[NOTES] On the Naturalness of Software

by Hindle et al.

September 19, 2018 - 3 minute read -
ml notes code NLP

ACM Digital Library - 2012

What?

Measuring the repetitiveness and predictability of source code, and comparing it to that of natural language.

Why?

Natural language is rich and complex but the majority of utterances fall in a fairly restricted and repetitive set of words. This allows the use of statistical models instead of formal language models. The assumption here is that source code follows a similar pattern, which might be accentuated by its even more rigid structure.

As statistical language models have enabled huge success in translation, generation, search, … if the assumption of naturalness holds true the same progress could be made with source code.

How?

RQ1: Do n-gram models capture regularities in software?

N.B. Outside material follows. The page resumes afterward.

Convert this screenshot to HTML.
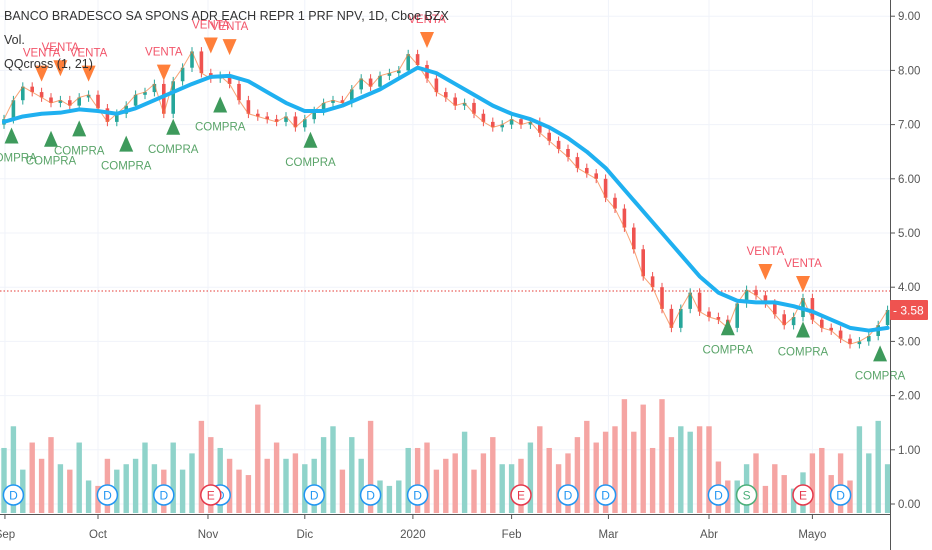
<!DOCTYPE html>
<html><head><meta charset="utf-8">
<style>
html,body{margin:0;padding:0;background:#fff;}
#wrap{position:relative;width:932px;height:550px;overflow:hidden;font-family:"Liberation Sans",sans-serif;}
svg{position:absolute;left:0;top:0;}
.lg{position:absolute;left:4px;font-size:12.5px;color:#333;}
</style></head>
<body>
<div id="wrap">
<svg id="svg" width="932" height="550"></svg>
<div class="lg" style="top:9px">BANCO BRADESCO SA SPONS ADR EACH REPR 1 PRF NPV, 1D, Cboe BZX</div>
<div class="lg" style="top:33px">Vol.</div>
<div class="lg" style="top:57px">QQcross (1, 21)</div>
</div>
<script>
const closes=[7.1,7.45,7.7,7.6,7.5,7.4,7.45,7.35,7.5,7.55,7.3,7.05,7.2,7.35,7.55,7.6,7.75,7.2,7.8,8.05,8.35,7.95,7.85,7.9,7.75,7.45,7.2,7.15,7.1,7.05,7.15,6.95,7.1,7.25,7.4,7.45,7.4,7.65,7.85,7.7,7.9,7.95,8.0,8.3,8.1,7.85,7.6,7.5,7.35,7.4,7.2,7.05,6.95,7.0,7.1,7.0,7.05,6.85,6.7,6.55,6.4,6.2,6.1,6.0,5.65,5.45,5.1,4.7,4.2,4.0,3.6,3.25,3.6,3.9,3.55,3.45,3.4,3.25,3.7,3.95,3.85,3.7,3.5,3.3,3.45,3.8,3.4,3.25,3.2,3.05,2.95,3.0,3.1,3.3,3.58];
const maValues=[7.05,7.15,7.2,7.22,7.28,7.25,7.2,7.3,7.45,7.6,7.75,7.88,7.9,7.8,7.6,7.4,7.25,7.25,7.35,7.5,7.65,7.85,8.05,7.95,7.75,7.55,7.35,7.2,7.1,6.95,6.75,6.5,6.2,5.8,5.4,5.0,4.6,4.2,3.9,3.75,3.72,3.72,3.65,3.55,3.4,3.25,3.2,3.25];
const volumes=[1.2,1.6,0.8,1.3,1.0,1.4,0.9,0.8,1.3,0.6,0.5,1.0,0.8,0.9,1.0,1.3,0.9,0.8,1.3,0.8,1.1,1.7,1.4,1.2,1.0,0.8,0.7,2.0,1.0,1.3,1.0,1.1,0.9,1.0,1.4,1.6,0.8,1.4,1.0,1.7,0.6,0.5,0.6,1.2,1.2,1.3,0.8,1.0,1.1,1.5,0.8,1.1,1.4,0.9,0.9,1.0,1.3,1.6,1.2,0.9,1.1,1.4,1.7,1.3,1.5,1.6,2.1,1.5,2.0,1.2,2.1,1.4,1.6,1.5,1.6,1.6,0.95,0.6,0.6,0.9,1.1,0.5,0.9,0.7,0.45,0.75,1.1,1.2,0.7,1.1,0.6,1.6,1.1,1.7,0.9];
const ventaIdx=[4,6,9,17,22,24,45,81,85];
const ventaPrice=[7.94,8.04,7.94,7.96,8.46,8.43,8.56,4.28,4.06];
const compraIdx=[0.8,5,8,13,18,23,32.6,77,85,93.2];
const compraPrice=[6.8,6.74,6.93,6.65,6.96,7.37,6.72,3.26,3.22,2.78];
const eventIdx=[1,11,17,23,22,33,39,44,55,60,64,76,79,85,89];
const eventType=["D","D","D","D","E","D","D","D","E","D","D","D","S","E","D"];
const monthLabels=["Sep","Oct","Nov","Dic","2020","Feb","Mar","Abr","Mayo"];
const monthIdx=[0.1,10,21.7,32,43.5,54,64.3,75,86];
const yTicks=[9,8,7,6,5,4,3,2,1,0];
const lastPrice=3.58, refLine=3.93;

const NS="http://www.w3.org/2000/svg";
const svg=document.getElementById('svg');
const X=i=>4+i*9.4;
const Y=p=>504-p*54.2;
const VY=v=>513-v*54.2;
function mk(tag,attrs,parent){const e=document.createElementNS(NS,tag);for(const k in attrs)e.setAttribute(k,attrs[k]);(parent||svg).appendChild(e);return e;}

// grid
yTicks.forEach(t=>{const l=mk('line',{x1:0,x2:890,y1:Y(t),y2:Y(t),stroke:'#f0f3fa','stroke-width':1});

});
monthIdx.forEach(m=>{const l=mk('line',{x1:X(m),x2:X(m),y1:0,y2:514,stroke:'#f0f3fa','stroke-width':1});

});

// volume
volumes.forEach((v,i)=>{const up=i==0||closes[i]>=closes[i-1];
const r=mk('rect',{x:X(i)-2.7,y:VY(v),width:5.4,height:513-VY(v),fill:up?'#8fd3ca':'#f5a5a3'});

});

// red ref line
const rl=mk('line',{x1:0,x2:890,y1:Y(refLine),y2:Y(refLine),stroke:'#e53935','stroke-width':1,'stroke-dasharray':'1.5,2'});



// candles
closes.forEach((c,i)=>{const o=i==0?c-0.1:closes[i-1];const up=c>=o;const col=up?'#26a69a':'#ef5350';
const hi=Math.max(o,c)+0.08, lo=Math.min(o,c)-0.08;
const w=mk('line',{x1:X(i),x2:X(i),y1:Y(hi),y2:Y(lo),stroke:col,'stroke-width':1});


const b=mk('rect',{x:X(i)-1.8,y:Y(Math.max(o,c)),width:3.6,height:Math.max(1,Math.abs(Y(o)-Y(c))),fill:col});

});
// close line (thin orange)
const cl=mk('polyline',{points:closes.map((c,i)=>X(i)+','+Y(c)).join(' '),fill:'none',stroke:'#f57c3a','stroke-width':1,opacity:0.7});



// MA
const ma=mk('polyline',{points:maValues.map((v,i)=>X(i*2)+','+Y(v)).join(' '),fill:'none',stroke:'#1fb0f0','stroke-width':4,'stroke-linejoin':'round','stroke-linecap':'round'});



// signals
ventaIdx.forEach((idx,k)=>{const x=X(idx),y=Y(ventaPrice[k]);
const t=mk('polygon',{points:`${x-7},${y-8} ${x+7},${y-8} ${x},${y+8}`,fill:'#ff7f3a'});


const tx=mk('text',{x:x,y:y-17,'text-anchor':'middle','font-size':11.5,fill:'#f2556a','font-family':'Liberation Sans, sans-serif'});
tx.textContent='VENTA';

});
compraIdx.forEach((idx,k)=>{const x=X(idx),y=Y(compraPrice[k]);
const t=mk('polygon',{points:`${x-7},${y+8} ${x+7},${y+8} ${x},${y-8}`,fill:'#3e9a5c'});


const tx=mk('text',{x:x,y:y+26,'text-anchor':'middle','font-size':11.5,fill:'#5aa469','font-family':'Liberation Sans, sans-serif'});
tx.textContent='COMPRA';

});

// events
eventIdx.forEach((idx,k)=>{const x=X(idx);const ty=eventType[k];const col=ty=='E'?'#e5394c':ty=='S'?'#4caf7a':'#2196f3';
const c=mk('circle',{cx:x,cy:495,r:10,fill:'#fff',stroke:col,'stroke-width':1.5});


const t=mk('text',{x:x,y:499.5,'text-anchor':'middle','font-size':12,fill:col,'font-family':'Liberation Sans, sans-serif'});
t.textContent=ty;

});

// axes
const ax=mk('line',{x1:890.5,x2:890.5,y1:0,y2:550,stroke:'#555','stroke-width':1});


const tx=mk('line',{x1:0,x2:890,y1:514.5,y2:514.5,stroke:'#555','stroke-width':1});


yTicks.forEach(t=>{const tk=mk('line',{x1:890,x2:895,y1:Y(t),y2:Y(t),stroke:'#555'});


const l=mk('text',{x:898,y:Y(t)+4,'font-size':11.5,fill:'#555','font-family':'Liberation Sans, sans-serif'});
l.textContent=t.toFixed(2);

});
monthLabels.forEach((m,k)=>{const x=X(monthIdx[k]);
const tk=mk('line',{x1:x,x2:x,y1:514,y2:519,stroke:'#555'});


const l=mk('text',{x:x,y:538,'text-anchor':'middle','font-size':11.5,fill:'#555','font-family':'Liberation Sans, sans-serif'});
l.textContent=m;

});

// last price tag
const py=Y(lastPrice);
const pr=mk('rect',{x:890,y:py-10,width:38,height:20,fill:'#ef5350',rx:1});


const pt=mk('text',{x:893,y:py+4.5,'font-size':12,fill:'#fff','font-family':'Liberation Sans, sans-serif'});
pt.textContent='- '+lastPrice.toFixed(2);


</script>
</body></html>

Build n-gram models of large text and source-code datasets and compute the cross-entropy of code (comparing how surprising an unseen document is compared to the rest of the corpus). The authors compare English cross-entropy vs code cross-entropy and find that “software is far more regular than English”.

Test

RQ2: Is the local regularity that the statistical LM captures merely language-specific or is it also project-specific?

Evaluate cross-entropy across different software projects, finding that structure is project-specific. In other words each software group carries strong local structure but not a global pattern.

Test

RQ3: Do n-gram models capture similarities within and differences between project domains?

The authors compare the cross-entropies of application domains within a project, finding that local regularities do appear within application domains, and much less across. This means there is an influence of the software’s function, not just its form.

Test

Evaluation

  • Text corpora
    • Brown corpus
    • Gutenberg Corpus
  • Software corpora
    • 10 Java projects
    • 10 Ubuntu applications

The authors also apply their findings in the design of a code-completion extension for Eclipse, which is shown to provide improvements over the built-in engine (it is however shown to have a dependency on the length of the proposed token but does not just propose reserved keywords, demonstrating its ability to encapsulate context).

Comments

  • More of a comment on the usage of code than on its nature. Then again that is what enabled NLP to be so efficient: do away with theoretical models of language to focus on how it is used.
  • No comparison of project and domain-based cross-entropies for text.
  • Nicely written paper, often answering a question that arises in reading in the following section.
  • The regularity of software is not so surprising, but the fact that it goes beyond pure structure is interesting.
  • Would have liked to see a comparison of the suggestion ranks of proposed words in the code-completion setting.
  • More discussion about the “non-language-specific” tokens being proposed: are the class names, variable names? How are the predictions distributed?
  • Funny quote from the paper: “Every time a linguist leaves our group the performance of our speech recognition goes up” - Fred Jelenik

Selected references

1 2 3 4 5

  1. A study of the uniqueness of source code”, by Gabel and Su 

  2. Data Mining for Software Engineering”, by Tao et al. 

  3. Evaluating a Software Word Usage Model for C++”, by Malik et al. 

  4. IDE 2.0: collective intelligence in software development”, by Bruch et al. 

  5. What’s in a Name? A Study of Identifiers”, by Lawrie et al.